L'histoire est narrée en court chapitres qui adoptent le point de vue de Laure ou de Clément, un « tu » qui malgré son côté englobant et son accès direct aux pensées de Laure m'a laissée complètement en dehors, et le « je » de Clément qui m'a incluse dans son délire autocentré de force, tellement il est malsain bien que triste (il m'a fait penser par certains côtés à Jason Bateman, mais sans les meurtres, pour cet affichage de fric totalement cynique). Ce sont ainsi deux personnages antipathiques auxquels il est difficile, et pour moi je dois dire que cela a été impossible, de s'attacher, tellement ils m'ont semblé désincarnés. Ils sont crédibles, il faut dire que c'est remarquablement écrit, pourtant on a du mal à ne pas les voir comme des purs personnages de papier tellement ils sont vides, sans émotions, déconnectés d'eux-mêmes. A tel point qu'on se demande ce que Laure, qui pourtant est celle qui ressent le plus de choses des deux, poursuit : une relation vraiment ? Ou ne serait-ce pas la sensation d'être vivante, que quelque chose se passe dans sa vie qu'elle ait choisi, et que ce soit Clément ou un autre… au moins a-t-il l'avantage d'être totalement indisponible.

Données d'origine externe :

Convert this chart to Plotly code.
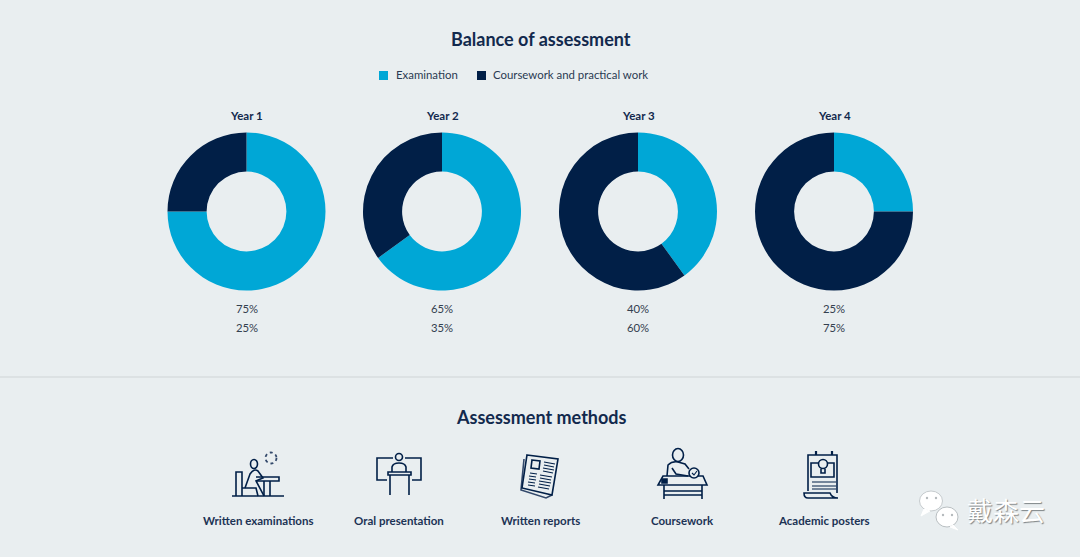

Je me suis également demandé ce que Maria Pourchet souhaitait que l'on ressente à la lecture de ce roman. Pour ma part, j'ai été comme anesthésiée dans cette froidure, à chercher en vain la petite flamme d'émotions, de chaleur humaine. Il m'a donné l'impression que la vie est laide, que l'espoir ou l'amour sont des mots vides de sens. Autant dire que j'ai été heureuse de le terminer, pour aller me réchauffer dans d'autres lignes.